NYRA executives held a forum with fans at Aqueduct last weekend. That’s the good news. The bad news is that hardly anyone showed up.

Maybe this is a sign that racing fans aren’t as gullible as the power structure likes to believe. They might realize that like the re-privatization hearings, these sessions are all for show. You know the old expression, “After all is said and done, more will be said than done.” In this instance, nothing will be done.

Or maybe it’s that fans can’t handle the confiscatory prices at Aqueduct. I haven’t been there yet but reliable sources tell me that beers are $12 ($13.50 if you want an import), sodas are $7 coffee is $4.50. You say you want coffee and a bagel? Here you are, sir, that will be $10.50.

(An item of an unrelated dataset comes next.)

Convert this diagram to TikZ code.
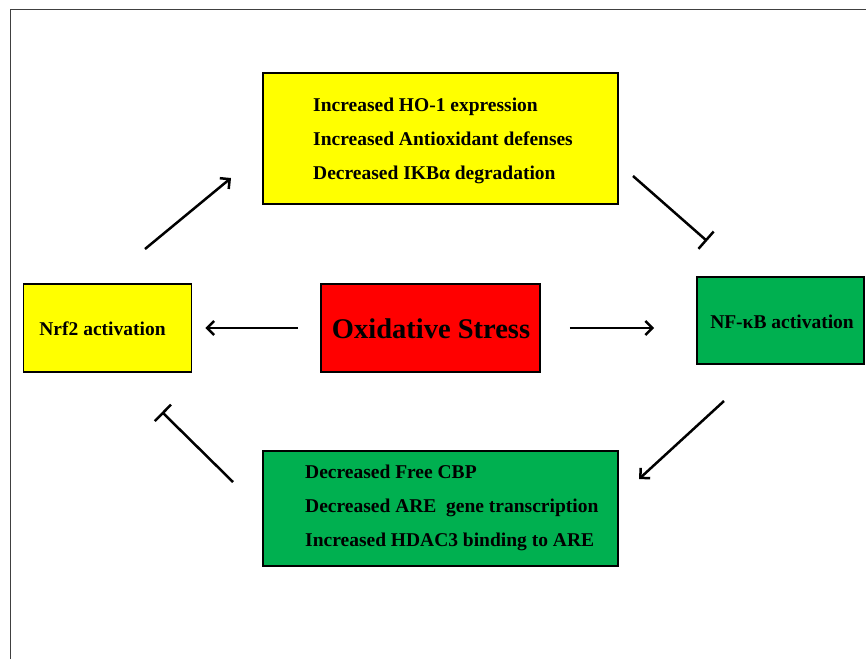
\documentclass[tikz,border=0pt]{standalone}
\usepackage{fontspec}
\setmainfont{Liberation Serif}
\usetikzlibrary{positioning}
\usetikzlibrary{arrows.meta}
\usetikzlibrary{calc}

\definecolor{boxyellow}{HTML}{FFFF00}
\definecolor{boxred}{HTML}{FF0000}
\definecolor{boxgreen}{HTML}{00B050}

\begin{document}
\begin{tikzpicture}[x=1pt, y=-1pt,
		box/.style={draw=black, line width=1.8pt, inner sep=0pt},
		lbl/.style={font=\fontsize{19.5}{34}\selectfont\bfseries, align=left, inner sep=0pt},
		arr/.style={line width=2.5pt, -{Straight Barb[length=7pt,width=14pt]}},
		inh/.style={line width=2.5pt, -{Bar[width=23pt]}}]
			\useasboundingbox (0,0) rectangle (866,659);
			%\draw[step=50,gray,very thin] (0,0) grid (866,659);
			\draw[black!75, line width=1.3pt] (10.5,659) -- (10.5,9.5) -- (866,9.5);
			% boxes
			\node[box, fill=boxyellow, minimum width=355pt, minimum height=131pt] (gain) at (440.5,138.5) {};
			\node[box, fill=boxyellow, minimum width=168pt, minimum height=88pt] (nrf) at (107.5,328) {};
			\node[box, fill=boxred, minimum width=219pt, minimum height=88pt] (ox) at (430.5,328) {};
			\node[box, fill=boxgreen, minimum width=167pt, minimum height=87pt] (nfkb) at (780.5,320.5) {};
			\node[box, fill=boxgreen, minimum width=355pt, minimum height=115pt] (loss) at (440.5,508.5) {};
			% texts
			\node[lbl, anchor=west] (gaintxt) at (313,141) {Increased HO-1 expression\\Increased Antioxidant defenses\\Decreased IKBα degradation};
			\node[lbl, anchor=west] (losstxt) at (305,508) {Decreased Free CBP\\Decreased ARE\ \ gene transcription\\Increased HDAC3 binding to ARE};
			\node[lbl] (nrftxt) at (102.5,329) {Nrf2 activation};
			\node[lbl] (nfkbtxt) at (782,322) {NF-κB activation};
			\node[font=\fontsize{28.5}{34}\selectfont\bfseries, inner sep=0pt] (oxtxt) at (431,329) {Oxidative Stress};
			% connector ends
			\coordinate (c1a) at (145,249);
			\coordinate (c1b) at (231,178);
			\coordinate (c2a) at (633,176);
			\coordinate (c2b) at (707,241);
			\coordinate (c3a) at (724,401);
			\coordinate (c3b) at (639,479);
			\coordinate (c4a) at (233,482);
			\coordinate (c4b) at (162,412);
			% connectors
			\draw[arr] (c1a) -- (c1b);
			\draw[inh] (c2a) -- (c2b);
			\draw[arr] (c3a) -- (c3b);
			\draw[inh] (c4a) -- (c4b);
			\draw[arr, shorten <=22pt, shorten >=13pt] (ox.west) -- (nrf.east);
			\draw[arr, shorten <=29pt, shorten >=42pt] (ox.east) -- (ox.east -| nfkb.west);
		\end{tikzpicture}
\end{document}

This must be part of Kay’s plan to make a day at the races more enjoyable. Patrons don’t have to worry about long lines at the concession stands and bars.

Familiar issues were raised: the mess that was Belmont Day last June; the possibility of the Breeders’ Cup returning to New York and, of course, what is going to happen to Aqueduct?

No real answers were provided. In other words, it was business as usual.

No monopoly on hypocrisy

The major sports organizations lead the world in hypocrisy.

The NFL is the worst. While maintaining a strident stance against legalized sports betting, It promotes the hell out of fantasy football. It’s as if the league’s position is participants are playing for marbles. The other leagues also have begun to dip their toes into fantasy games but none promote it like the NFL does.

The NFL also has quietly ceased its objections to the TV networks, which carry its games, mentioning point spreads and having guest handicappers.

What do you suppose the ratings for games like this Thursday’s matchup of Kansas City and winless Oakland would be if millions weren’t bet on the game in some form?

There could be a break in the dam. Adam Silver, the new commissioner of the NBA, came out recently in an op-ed piece in the New York Times in favor of allowing betting on the NBA and sports in general, with the proper safeguards.

“There is an obvious appetite among sports fans for a safe and legal way to wager on sporting events,” Silver wrote.

“I believe that sports betting should be brought out of the underground and into the sunlight where it can be appropriately monitored and regulated.”

In spite of this, Silver’s league remains a party to the lawsuit seeking to thwart sports betting in New Jersey. No hypocrisy there, right?

Meanwhile, the once grand Trump Taj Mahal, has announced that it will become the fifth Atlantic City casino to close its doors by the end of the year.